Cluster types of mailboxes are ideally mounted on the walkway that leads to the main entrance, wall mounted in the ground floor hall or in a separate mail room. When outdoors, it's a great place to implement some of your apartment garden ideas to spruce up the place.
If you like happy, bright colors or certain silhouettes and themes, you should consider getting a mailbox that reflects that. Novelty mailboxes come in a range of styles and colors, adding a touch of fun to normal mailboxes.
If you can’t find a ready-made one, you can even hire someone to make one for you or try your hand in it, too.
Remember, unless you’re prioritizing looks over functionality, ensure that the mailbox you’re getting has ample space and can hold the amount and kind of mail that you’re expecting to receive.
Some novelty mailboxes have different shapes, which means that there may be a compromise on the amount of space available.

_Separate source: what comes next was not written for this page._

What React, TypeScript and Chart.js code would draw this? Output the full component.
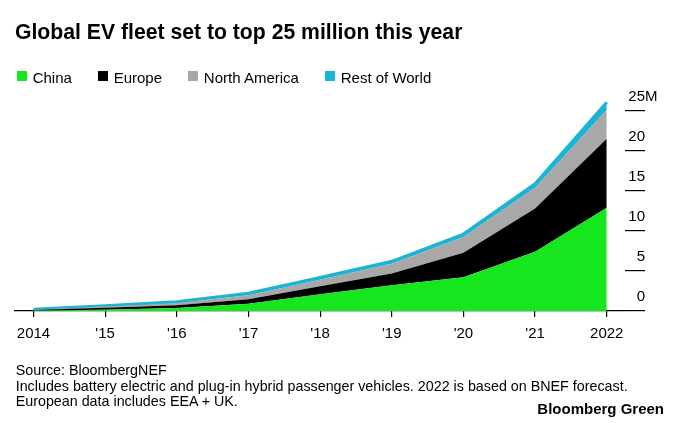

It’ll also make it more difficult for your postal worker to fit mail into your mailbox.
Types of Mailboxes for Every Home & Building
Before communicating with people became synonymous with online and digital, mailboxes were a necessity everywhere. It all started with Roy Joroleman’s USPS mailbox—a lightweight, metal, easy-to-build post box with a metal flag that could be raised to indicate that someone had mail.
From there, the mailbox has gone through many evolutions, with the above-discussed being the main mailbox styles available today—apart from the digital ones of course.
Additionally, mailboxes can also be differentiated based on the material they’re built using—metal, plastic or wood.
However technologically evolved you may be though, the charm of a mailbox and receiving mail cannot be beaten.
This could explain why, despite the advent of technology, a majority of the houses in the United States still feature different types of mailboxes. If you’re planning to get one, pick one of the above styles and experience the joy of mail.